— Start of GIVEN MATERIAL —

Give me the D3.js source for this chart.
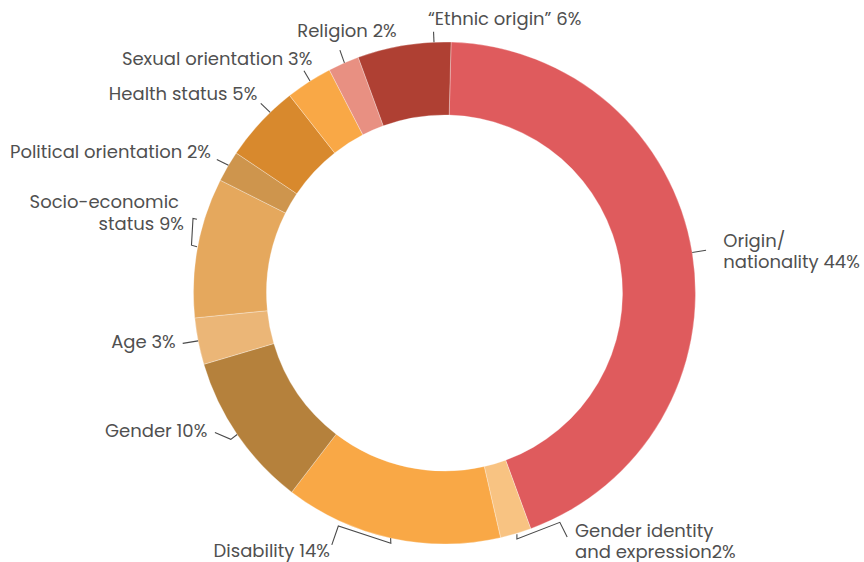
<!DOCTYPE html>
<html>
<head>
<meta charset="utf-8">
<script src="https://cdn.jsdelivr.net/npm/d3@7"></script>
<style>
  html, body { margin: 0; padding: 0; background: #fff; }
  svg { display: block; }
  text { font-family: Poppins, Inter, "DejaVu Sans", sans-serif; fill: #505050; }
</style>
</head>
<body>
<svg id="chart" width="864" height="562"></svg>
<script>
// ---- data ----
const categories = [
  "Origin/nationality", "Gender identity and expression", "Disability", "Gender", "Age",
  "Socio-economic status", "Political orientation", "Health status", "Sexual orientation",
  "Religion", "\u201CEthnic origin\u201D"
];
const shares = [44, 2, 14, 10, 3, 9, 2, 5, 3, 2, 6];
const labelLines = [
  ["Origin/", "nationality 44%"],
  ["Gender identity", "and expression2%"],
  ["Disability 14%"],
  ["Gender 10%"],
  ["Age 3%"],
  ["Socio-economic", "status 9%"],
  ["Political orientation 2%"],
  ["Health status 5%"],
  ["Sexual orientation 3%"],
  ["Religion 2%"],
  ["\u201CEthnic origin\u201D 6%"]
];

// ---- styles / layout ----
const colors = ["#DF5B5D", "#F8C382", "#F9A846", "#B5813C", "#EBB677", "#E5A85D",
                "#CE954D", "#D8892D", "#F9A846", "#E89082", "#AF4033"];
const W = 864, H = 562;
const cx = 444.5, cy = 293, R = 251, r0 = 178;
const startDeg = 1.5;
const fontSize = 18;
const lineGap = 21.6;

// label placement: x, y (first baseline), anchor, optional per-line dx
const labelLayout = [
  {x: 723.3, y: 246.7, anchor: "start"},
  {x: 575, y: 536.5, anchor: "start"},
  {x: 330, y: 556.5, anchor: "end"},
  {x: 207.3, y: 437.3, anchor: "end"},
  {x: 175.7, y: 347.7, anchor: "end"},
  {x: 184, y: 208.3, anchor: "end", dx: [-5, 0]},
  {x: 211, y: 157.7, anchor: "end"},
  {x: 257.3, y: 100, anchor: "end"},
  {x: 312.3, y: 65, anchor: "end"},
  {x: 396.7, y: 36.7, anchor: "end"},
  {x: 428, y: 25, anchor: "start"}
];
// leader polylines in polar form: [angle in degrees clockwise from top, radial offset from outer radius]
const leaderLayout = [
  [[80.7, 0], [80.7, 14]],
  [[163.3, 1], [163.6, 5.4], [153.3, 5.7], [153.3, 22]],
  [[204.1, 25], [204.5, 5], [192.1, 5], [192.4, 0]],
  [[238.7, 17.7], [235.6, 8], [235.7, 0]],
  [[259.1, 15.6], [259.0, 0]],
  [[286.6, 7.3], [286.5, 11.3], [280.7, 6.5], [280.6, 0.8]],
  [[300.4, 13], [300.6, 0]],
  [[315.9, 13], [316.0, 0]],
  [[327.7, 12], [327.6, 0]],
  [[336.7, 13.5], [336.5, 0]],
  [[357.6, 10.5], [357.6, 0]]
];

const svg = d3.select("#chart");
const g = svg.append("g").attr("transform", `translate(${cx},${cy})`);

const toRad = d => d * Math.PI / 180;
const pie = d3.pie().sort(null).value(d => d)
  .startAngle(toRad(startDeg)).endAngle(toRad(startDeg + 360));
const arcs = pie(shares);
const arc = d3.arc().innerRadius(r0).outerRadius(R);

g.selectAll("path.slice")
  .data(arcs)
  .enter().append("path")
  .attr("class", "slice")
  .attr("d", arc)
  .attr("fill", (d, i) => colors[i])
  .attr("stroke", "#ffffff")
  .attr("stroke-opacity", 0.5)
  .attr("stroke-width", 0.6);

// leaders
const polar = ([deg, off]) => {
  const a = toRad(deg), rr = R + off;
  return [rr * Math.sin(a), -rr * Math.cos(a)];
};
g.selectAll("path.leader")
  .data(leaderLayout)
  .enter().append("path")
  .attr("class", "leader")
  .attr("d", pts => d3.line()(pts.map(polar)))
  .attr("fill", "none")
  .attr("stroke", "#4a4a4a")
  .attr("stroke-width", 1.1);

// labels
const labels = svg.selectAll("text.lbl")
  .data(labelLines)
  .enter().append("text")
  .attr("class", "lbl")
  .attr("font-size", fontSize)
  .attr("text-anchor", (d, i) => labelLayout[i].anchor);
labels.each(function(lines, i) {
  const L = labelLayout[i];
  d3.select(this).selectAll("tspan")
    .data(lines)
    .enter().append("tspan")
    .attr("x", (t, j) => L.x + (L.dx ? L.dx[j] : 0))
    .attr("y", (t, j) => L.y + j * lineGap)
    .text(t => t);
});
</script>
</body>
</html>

— End of GIVEN MATERIAL —

Using the material above, return every line exactly as it appears, minus the pictures.

SOLUTION TO THIS PROBLEM:
Give me the D3.js source for this chart.
<!DOCTYPE html>
<html>
<head>
<meta charset="utf-8">
<script src="https://cdn.jsdelivr.net/npm/d3@7"></script>
<style>
  html, body { margin: 0; padding: 0; background: #fff; }
  svg { display: block; }
  text { font-family: Poppins, Inter, "DejaVu Sans", sans-serif; fill: #505050; }
</style>
</head>
<body>
<svg id="chart" width="864" height="562"></svg>
<script>
// ---- data ----
const categories = [
  "Origin/nationality", "Gender identity and expression", "Disability", "Gender", "Age",
  "Socio-economic status", "Political orientation", "Health status", "Sexual orientation",
  "Religion", "\u201CEthnic origin\u201D"
];
const shares = [44, 2, 14, 10, 3, 9, 2, 5, 3, 2, 6];
const labelLines = [
  ["Origin/", "nationality 44%"],
  ["Gender identity", "and expression2%"],
  ["Disability 14%"],
  ["Gender 10%"],
  ["Age 3%"],
  ["Socio-economic", "status 9%"],
  ["Political orientation 2%"],
  ["Health status 5%"],
  ["Sexual orientation 3%"],
  ["Religion 2%"],
  ["\u201CEthnic origin\u201D 6%"]
];

// ---- styles / layout ----
const colors = ["#DF5B5D", "#F8C382", "#F9A846", "#B5813C", "#EBB677", "#E5A85D",
                "#CE954D", "#D8892D", "#F9A846", "#E89082", "#AF4033"];
const W = 864, H = 562;
const cx = 444.5, cy = 293, R = 251, r0 = 178;
const startDeg = 1.5;
const fontSize = 18;
const lineGap = 21.6;

// label placement: x, y (first baseline), anchor, optional per-line dx
const labelLayout = [
  {x: 723.3, y: 246.7, anchor: "start"},
  {x: 575, y: 536.5, anchor: "start"},
  {x: 330, y: 556.5, anchor: "end"},
  {x: 207.3, y: 437.3, anchor: "end"},
  {x: 175.7, y: 347.7, anchor: "end"},
  {x: 184, y: 208.3, anchor: "end", dx: [-5, 0]},
  {x: 211, y: 157.7, anchor: "end"},
  {x: 257.3, y: 100, anchor: "end"},
  {x: 312.3, y: 65, anchor: "end"},
  {x: 396.7, y: 36.7, anchor: "end"},
  {x: 428, y: 25, anchor: "start"}
];
// leader polylines in polar form: [angle in degrees clockwise from top, radial offset from outer radius]
const leaderLayout = [
  [[80.7, 0], [80.7, 14]],
  [[163.3, 1], [163.6, 5.4], [153.3, 5.7], [153.3, 22]],
  [[204.1, 25], [204.5, 5], [192.1, 5], [192.4, 0]],
  [[238.7, 17.7], [235.6, 8], [235.7, 0]],
  [[259.1, 15.6], [259.0, 0]],
  [[286.6, 7.3], [286.5, 11.3], [280.7, 6.5], [280.6, 0.8]],
  [[300.4, 13], [300.6, 0]],
  [[315.9, 13], [316.0, 0]],
  [[327.7, 12], [327.6, 0]],
  [[336.7, 13.5], [336.5, 0]],
  [[357.6, 10.5], [357.6, 0]]
];

const svg = d3.select("#chart");
const g = svg.append("g").attr("transform", `translate(${cx},${cy})`);

const toRad = d => d * Math.PI / 180;
const pie = d3.pie().sort(null).value(d => d)
  .startAngle(toRad(startDeg)).endAngle(toRad(startDeg + 360));
const arcs = pie(shares);
const arc = d3.arc().innerRadius(r0).outerRadius(R);

g.selectAll("path.slice")
  .data(arcs)
  .enter().append("path")
  .attr("class", "slice")
  .attr("d", arc)
  .attr("fill", (d, i) => colors[i])
  .attr("stroke", "#ffffff")
  .attr("stroke-opacity", 0.5)
  .attr("stroke-width", 0.6);

// leaders
const polar = ([deg, off]) => {
  const a = toRad(deg), rr = R + off;
  return [rr * Math.sin(a), -rr * Math.cos(a)];
};
g.selectAll("path.leader")
  .data(leaderLayout)
  .enter().append("path")
  .attr("class", "leader")
  .attr("d", pts => d3.line()(pts.map(polar)))
  .attr("fill", "none")
  .attr("stroke", "#4a4a4a")
  .attr("stroke-width", 1.1);

// labels
const labels = svg.selectAll("text.lbl")
  .data(labelLines)
  .enter().append("text")
  .attr("class", "lbl")
  .attr("font-size", fontSize)
  .attr("text-anchor", (d, i) => labelLayout[i].anchor);
labels.each(function(lines, i) {
  const L = labelLayout[i];
  d3.select(this).selectAll("tspan")
    .data(lines)
    .enter().append("tspan")
    .attr("x", (t, j) => L.x + (L.dx ? L.dx[j] : 0))
    .attr("y", (t, j) => L.y + j * lineGap)
    .text(t => t);
});
</script>
</body>
</html>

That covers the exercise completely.